The author ignores the greatest accomplishments of the Raj—the decimation of the old order of inherited privileges and rights; kindling of the spirit of democracy and incubation of the great Indian middle class via government jobs in the railways, the army and in civil governance.

Prime Minister Indira Gandhi, by abolishing privy purses in 1971, ended what the British began—the consigning of India’s numerous Maharajas to the dustbin of history. By institutionalising the common law and opening up vacancies—admittedly too few—at the very top, the Raj inspired millions of young, ordinary Indians to aspire to be literate and professionally qualified. That three generations of Indians had to serve as clerks to British superiors, not necessarily more accomplished than themselves, is a regrettable but possibly an inevitable consequence of gradual transition.

The Indian Constitution is a direct outcome of the groundwork done over the previous four decades, since the Minto-Morley Reforms of 1909, to implement consultative democracy by including the professional middle class in the process. Ask any Dalit, backward caste, tribe or other minority and they will ascribe their liberation from traditional shackles to the modernist, reformist social and economic thinking which emerged, possibly as a nationalist response, to British rule.

It is not for nothing that Babasaheb Ambedkar wore a suit and a tie rather than a dhoti. For him the suit was a symbol of liberation from the oppressive rule of India’s traditional, upper caste elite and the Constitution was his guide to a more equitable future. Mayawati, Manmohan Singh and Prime Minister Modi are the organic outcomes of the much-needed, albeit self-serving, prising open, by the British, of India’s dormant, traditional cleavages—a black box of competing religions, castes and regions. Consolidation of these traditional identities at the national level via democratic institutions is what has changed the social landscape of India.

Tharoor speculates that if only the East India Company had not been as successful as it was, India would have found its own way to modernity. But what if we had remained hopelessly Balkanised instead? Why would we have not succumbed instead to the romance of Communism and gone the Chinese way? Would bloody revolution, social upheaval, the end of private enterprise, de-legalisation of religion and cultural diversity, unrelieved even by the constitutional promise of human rights and freedoms, have been better?

Tharoor speciously links our inward looking, anti-business attitude in the first four decades of independence till 1991, to our bad experience with the East India Company. This looks awfully like a red herring. It would be more instructive instead to examine the role played by our ineffective brand of ersatz intrusive socialism, used by the elite as a cloak, to retain domestic privilege. The ordinary Indian has looked westward for higher education and advancement, primarily because the professional choices at home have been too narrow and the glass ceilings too low.

Even the author accepts that the British Raj was more efficient than the domestic institutions it replaced. He is right that the rapacity of the Raj was exaggerated, precisely because its extractive capacity was greater than the loosely regulated Princely States. Consider the establishment of land records and the uniform and regular assessment and collection of revenue.

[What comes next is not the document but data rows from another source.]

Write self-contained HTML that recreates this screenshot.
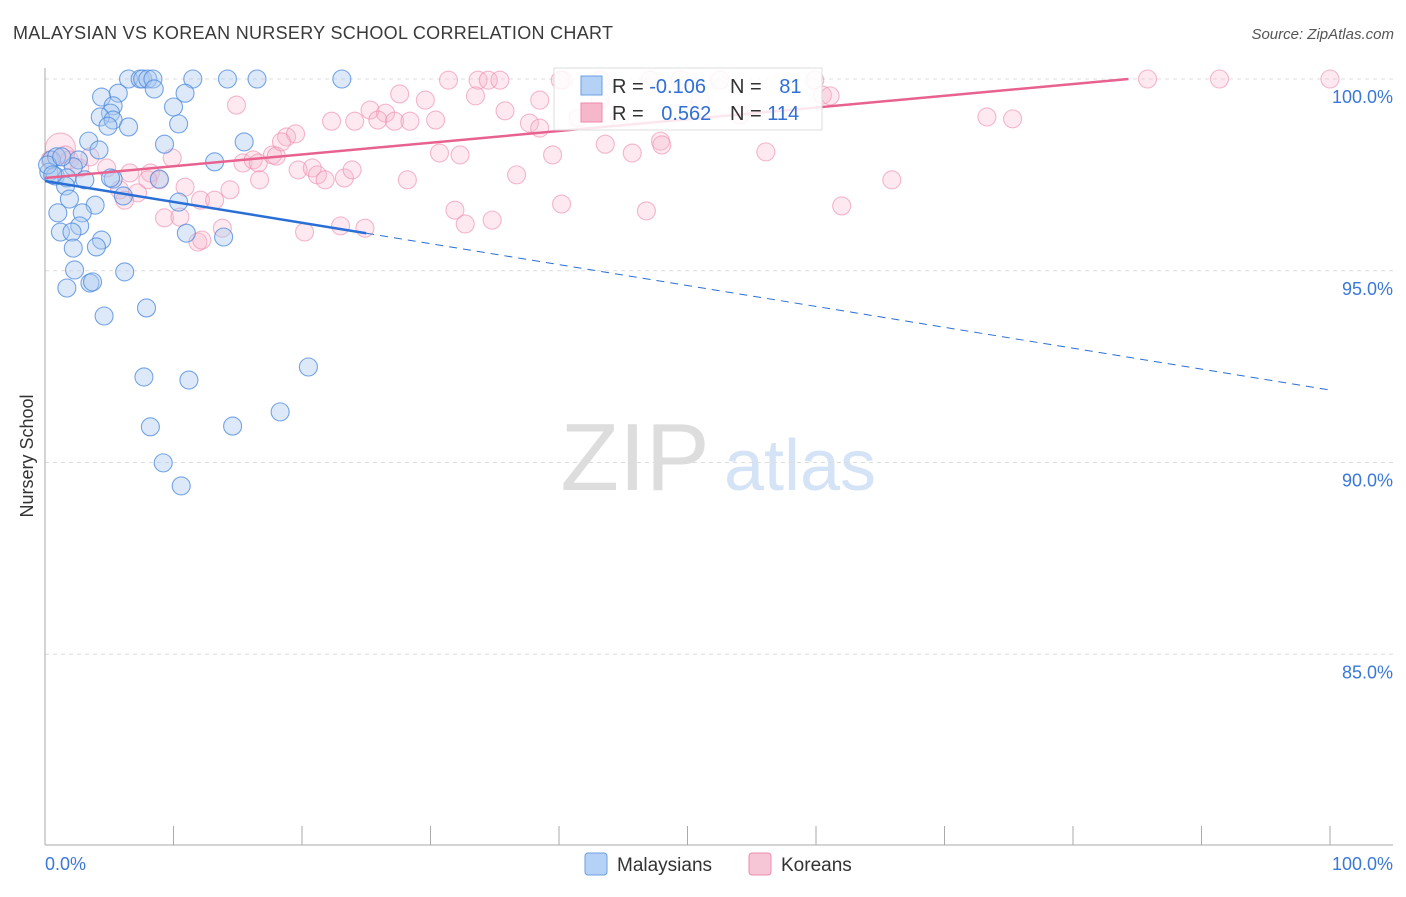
<!DOCTYPE html>
<html><head><meta charset="utf-8">
<style>
body{margin:0;background:#fff;font-family:"Liberation Sans",sans-serif;}
svg text{font-family:"Liberation Sans",sans-serif;}
</style></head>
<body>
<svg id="chart" width="1406" height="892" viewBox="0 0 1406 892" xmlns="http://www.w3.org/2000/svg">
<text x="13" y="39" font-size="18" fill="#3a3a3a" textLength="600">MALAYSIAN VS KOREAN NURSERY SCHOOL CORRELATION CHART</text>
<text x="1394" y="39" font-size="15" fill="#555" font-style="italic" text-anchor="end">Source: ZipAtlas.com</text>
<text x="33" y="456" font-size="18" fill="#333" text-anchor="middle" transform="rotate(-90 33 456)">Nursery School</text>
<g>
<text x="635" y="490" font-size="96" fill="#ddd" font-family="Liberation Serif" text-anchor="middle">ZIP</text>
<text x="800" y="490" font-size="72" fill="#d4e3f5" text-anchor="middle">atlas</text>
</g>
<g id="grid"></g>
<g id="axes"></g>
<g id="pts"></g>
<g id="trends"></g>
<g>
<rect x="554" y="68" width="268" height="62" fill="#fff" fill-opacity="0.85" stroke="#ddd"/>
<rect x="581" y="76" width="21" height="19" fill="#b5d1f5" stroke="#6a9fe0"/>
<rect x="581" y="103" width="21" height="19" fill="#f7b7cb" stroke="#ec8aab"/>
<text x="612" y="93" font-size="20" fill="#333">R = <tspan fill="#2f6fd6">-0.106</tspan></text>
<text x="730" y="93" font-size="20" fill="#333">N = <tspan fill="#2f6fd6" dx="12">81</tspan></text>
<text x="612" y="120" font-size="20" fill="#333">R = <tspan fill="#2f6fd6" dx="12">0.562</tspan></text>
<text x="730" y="120" font-size="20" fill="#333">N = <tspan fill="#2f6fd6">114</tspan></text>
</g>
<g>
<rect x="585" y="853" width="22" height="22" rx="3" fill="#b5d1f5" stroke="#6a9fe0"/>
<text x="617" y="871" font-size="19" fill="#333">Malaysians</text>
<rect x="749" y="853" width="22" height="22" rx="3" fill="#f7c6d6" stroke="#ec8aab"/>
<text x="781" y="871" font-size="19" fill="#333">Koreans</text>
</g>
</svg>
<script>
const yTicks=[100,95,90,85];
const yTickLabels=["100.0%","95.0%","90.0%","85.0%"];
const xTickLabels=["0.0%","100.0%"];
const blueX=[6.5,7.4,7.6,8.0,8.4,11.5,14.2,16.5,23.1,8.5,10.9,5.7,4.4,5.3,5.1,10.0,4.3,5.3,4.9,6.5,10.4,3.4,9.3,15.5,4.2,13.2,0.5,0.9,2.6,2.2,0.3,0.8,1.7,5.3,8.9,3.1,1.6,6.1,3.9,1.9,1.0,2.9,2.7,1.2,2.1,10.4,11.0,13.9,4.4,4.0,2.2,2.3,6.2,3.5,3.7,1.7,4.6,7.9,20.5,7.7,11.2,18.3,8.2,14.6,9.2,10.6,0.2,0.6,1.3,5.1];
const blueY=[100,100,100,100,100,100,100,100,100,99.74,99.63,99.63,99.53,99.3,99.11,99.27,99.01,98.93,98.77,98.75,98.83,98.38,98.3,98.36,98.15,97.84,97.89,97.97,97.89,97.71,97.57,97.47,97.42,97.39,97.39,97.37,97.21,96.95,96.71,96.87,96.51,96.51,96.17,96.01,96.01,96.79,95.98,95.88,95.8,95.62,95.59,95.02,94.97,94.68,94.71,94.55,93.82,94.03,92.49,92.23,92.15,91.32,90.93,90.95,89.99,89.39,97.76,97.5,97.97,97.42];
const pinkX=[1.2,0.4,1.6,1.9,2.7,3.5,4.8,6.6,8.2,8.9,8.0,9.9,5.8,7.2,6.2,10.9,12.1,14.4,13.2,9.3,10.5,13.8,11.9,12.2,14.9,15.4,16.2,16.6,17.7,18.0,18.8,19.5,18.4,16.7,19.7,20.8,21.2,21.8,23.3,23.9,20.2,23.0,24.9,22.3,24.1,25.3,26.5,25.9,27.6,27.2,28.4,29.6,30.4,30.7,32.3,28.2,31.4,33.7,34.5,35.4,33.5,35.8,37.7,38.5,38.5,36.7,31.9,32.7,34.8,39.5,40.3,40.2,41.5,43.6,45.7,44.7,46.8,47.9,48.0,50.2,51.0,52.5,54.1,56.1,59.9,60.5,61.1,62.0,65.9,73.3,75.3,85.8,91.4,100,43.2,47.1,49.4,43.2,40.1];
const pinkY=[98.2,97.89,98.02,97.89,97.68,97.97,97.68,97.55,97.55,97.37,97.37,97.94,97.11,97.03,96.84,97.18,96.84,97.11,96.84,96.38,96.4,96.11,95.75,95.8,99.32,97.81,97.89,97.81,98.02,97.99,98.49,98.57,98.36,97.37,97.63,97.68,97.5,97.37,97.42,97.63,96.01,96.17,96.11,98.9,98.9,99.19,99.11,98.93,99.61,98.9,98.9,99.45,98.93,98.07,98.02,97.37,99.97,99.97,99.97,99.97,99.56,99.17,98.85,98.72,99.45,97.5,96.58,96.22,96.32,98.02,99.97,96.74,98.98,98.3,98.07,98.98,96.56,98.38,98.28,99.19,99.45,99.97,99.06,98.1,99.97,99.58,99.56,96.69,97.37,99.01,98.96,100,100,100,99.45,99.97,99.97,99.97,99.97];
const blueTrend=[97.34,91.89];
const pinkTrend=[97.42,100.48];

const NS="http://www.w3.org/2000/svg";
const X0=45,X1=1330,YT=79,PX=38.35;
const sx=v=>X0+(X1-X0)*v/100;
const sy=v=>YT+(100-v)*PX;
function mk(tag,attrs,parent){const e=document.createElementNS(NS,tag);for(const k in attrs)e.setAttribute(k,attrs[k]);parent.appendChild(e);return e;}
const grid=document.getElementById('grid'),axes=document.getElementById('axes'),pts=document.getElementById('pts'),tr=document.getElementById('trends');
yTicks.forEach((t,i)=>{
 const l=mk('line',{x1:X0,x2:1393,y1:sy(t),y2:sy(t),stroke:'#ddd','stroke-dasharray':'4,4'},grid);
 
 
 const tx=mk('text',{x:1393,y:sy(t)+24,'font-size':18,fill:'#3a78d8','text-anchor':'end'},axes);
 tx.textContent=yTickLabels[i];
 
 
});
const ya=mk('line',{x1:X0,x2:X0,y1:68,y2:845,stroke:'#aaa'},axes);


const xa=mk('line',{x1:X0,x2:1393,y1:845,y2:845,stroke:'#aaa'},axes);


for(let i=0;i<=10;i++){
 const t=mk('line',{x1:sx(i*10),x2:sx(i*10),y1:826,y2:845,stroke:'#aaa'},axes);
 
 
}
[[0,'start',45],[100,'end',1393]].forEach((d,i)=>{
 const tx=mk('text',{x:d[2],y:870,'font-size':18,fill:'#3a78d8','text-anchor':d[1]},axes);
 tx.textContent=xTickLabels[i];
 
 
});
pinkX.forEach((x,i)=>{
 const c=mk('circle',{cx:sx(x),cy:sy(pinkY[i]),r:i===0?15:9,fill:'#f7b7cb','fill-opacity':0.3,stroke:'#ec8aab','stroke-opacity':0.6,'stroke-width':1.1},pts);
 
 
});
blueX.forEach((x,i)=>{
 const c=mk('circle',{cx:sx(x),cy:sy(blueY[i]),r:9,fill:'#a9c8f0','fill-opacity':0.4,stroke:'#4a88dd','stroke-opacity':0.75,'stroke-width':1.1},pts);
 
 
});
const by=x=>blueTrend[0]+(blueTrend[1]-blueTrend[0])*x/100;
const b1=mk('line',{x1:sx(0),y1:sy(by(0)),x2:sx(25),y2:sy(by(25)),stroke:'#2a6fd6','stroke-width':2.5},tr);


const b2=mk('line',{x1:sx(25),y1:sy(by(25)),x2:sx(100),y2:sy(by(100)),stroke:'#2a6fd6','stroke-width':1,'stroke-dasharray':'8,6'},tr);


const slope=(pinkTrend[1]-pinkTrend[0])/100;
const xEnd=Math.min(100,(100-pinkTrend[0])/slope);
const p1=mk('line',{x1:sx(0),y1:sy(pinkTrend[0]),x2:sx(xEnd),y2:sy(pinkTrend[0]+slope*xEnd),stroke:'#e8628f','stroke-width':2.5},tr);


</script>
</body></html>
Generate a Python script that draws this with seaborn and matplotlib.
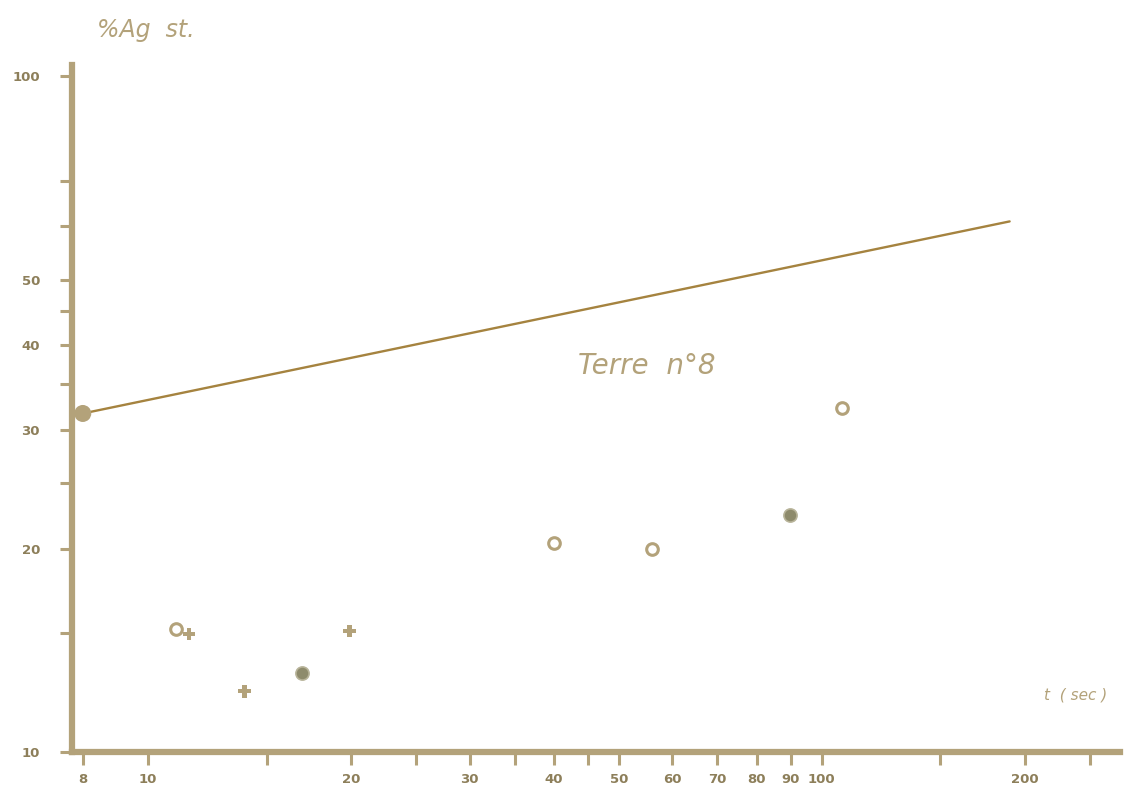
import matplotlib
matplotlib.use("Agg")
import matplotlib.pyplot as plt
import seaborn as sns
import pandas as pd
from matplotlib.ticker import FixedLocator, FixedFormatter, NullLocator

# Measured silver retention vs. time (log-log), soil sample no. 8
open_t = [11.0, 40.0, 56.0, 107.0]
open_pct = [15.2, 20.4, 20.0, 32.3]
filled_t = [16.9, 89.6]
filled_pct = [13.1, 22.4]
cross_t = [11.5, 13.9, 19.9]
cross_pct = [14.95, 12.3, 15.1]
fit_t = [8.0, 190.0]
fit_pct = [31.7, 61.0]

x_ticks = [8, 10, 15, 20, 25, 30, 35, 40, 45, 50, 60, 70, 80, 90, 100, 150, 200, 250]
x_labels = ["8", "10", "", "20", "", "30", "", "40", "", "50", "60", "70", "80", "90", "100", "", "200", ""]
y_ticks = [10, 15, 20, 25, 30, 35, 40, 45, 50, 60, 70, 100]
y_labels = ["10", "", "20", "", "30", "", "40", "", "50", "", "", "100"]

INK = "#b3a27a"
INK_DARK = "#8d7f5a"
LINE = "#a5833f"
DOT = "#8e8b6c"

sns.set_theme(style="white")
plt.rcParams["font.family"] = ["DejaVu Sans"]

fig = plt.figure(figsize=(11.37, 7.91), dpi=100)
ax = fig.add_axes([0.0633, 0.0493, 0.9217, 0.8687])

df_open = pd.DataFrame({"t": open_t, "pct": open_pct})
df_filled = pd.DataFrame({"t": filled_t, "pct": filled_pct})
df_cross = pd.DataFrame({"t": cross_t, "pct": cross_pct})
df_fit = pd.DataFrame({"t": fit_t, "pct": fit_pct})

sns.lineplot(data=df_fit, x="t", y="pct", ax=ax, color=LINE, linewidth=1.7)
sns.scatterplot(data=df_fit.iloc[:1], x="t", y="pct", ax=ax, color=INK,
                s=150, edgecolor="none", zorder=5)
sns.scatterplot(data=df_open, x="t", y="pct", ax=ax, marker="o",
                facecolor="white", edgecolor=INK, linewidth=2.2, s=70, zorder=5)
sns.scatterplot(data=df_filled, x="t", y="pct", ax=ax, marker="o",
                color=DOT, edgecolor="#b8b49a", linewidth=1.2, s=90, zorder=5)
sns.scatterplot(data=df_cross, x="t", y="pct", ax=ax, marker="P",
                color=INK, edgecolor="none", s=85, zorder=5)

ax.set_xscale("log")
ax.set_yscale("log")
ax.set_xlim(7.71, 277)
ax.set_ylim(10, 104)

ax.xaxis.set_major_locator(FixedLocator(x_ticks))
ax.xaxis.set_major_formatter(FixedFormatter(x_labels))
ax.xaxis.set_minor_locator(NullLocator())
ax.yaxis.set_major_locator(FixedLocator(y_ticks))
ax.yaxis.set_major_formatter(FixedFormatter(y_labels))
ax.yaxis.set_minor_locator(NullLocator())

for side in ("top", "right"):
    ax.spines[side].set_visible(False)
for side in ("left", "bottom"):
    ax.spines[side].set_color(INK)
    ax.spines[side].set_linewidth(4.5)

ax.tick_params(axis="both", which="major", direction="out", length=9, width=2.2,
               color=INK, labelcolor=INK_DARK, labelsize=9.5, pad=8)
ax.tick_params(axis="x", bottom=True, pad=6)
ax.tick_params(axis="y", left=True, pad=14)
for lbl in ax.get_xticklabels() + ax.get_yticklabels():
    lbl.set_fontweight("bold")

ax.set_xlabel("")
ax.set_ylabel("")
ax.grid(False)

fig.text(0.085, 0.962, "%Ag  st.", color=INK, fontsize=17, ha="left", va="center",
         fontstyle="italic")
ax.text(0.483, 0.562, "Terre  n°8", transform=ax.transAxes, color=INK,
        fontsize=20, fontstyle="italic", ha="left", va="center")
ax.text(0.928, 0.083, "t  ( sec )", transform=ax.transAxes, color=INK,
        fontsize=11, fontstyle="italic", ha="left", va="center")

fig.savefig("out.png", dpi=100, facecolor="white")
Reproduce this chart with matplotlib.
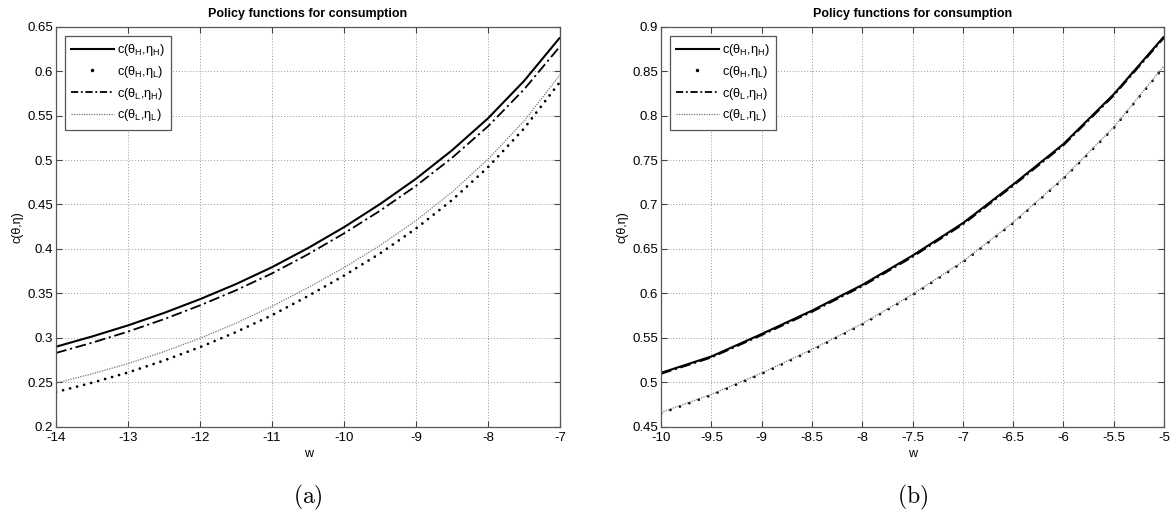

Tharoor bemoans the high rates of taxes and the resultant penury for landowners since the burden of taxation fell on land and not trade. Yes, indeed. But that very system also bequeathed an embedded practice of recording individual property rights and updating transactions thereof, which is fundamental for development of private enterprise and for access to bank finance. The British left us with a treasure chest of land tenure, revenue and demographic data and an entire community of rule-bound “babus”. Better this than the institutional anarchy many other developing countries faced, post-independence.

Tharoor packs in masses of information and opinions around the British Empire in India. It is a hard-hitting, one-sided debate and caution is advised in succumbing to its mesmerising message, that the Gora (white man) is to blame.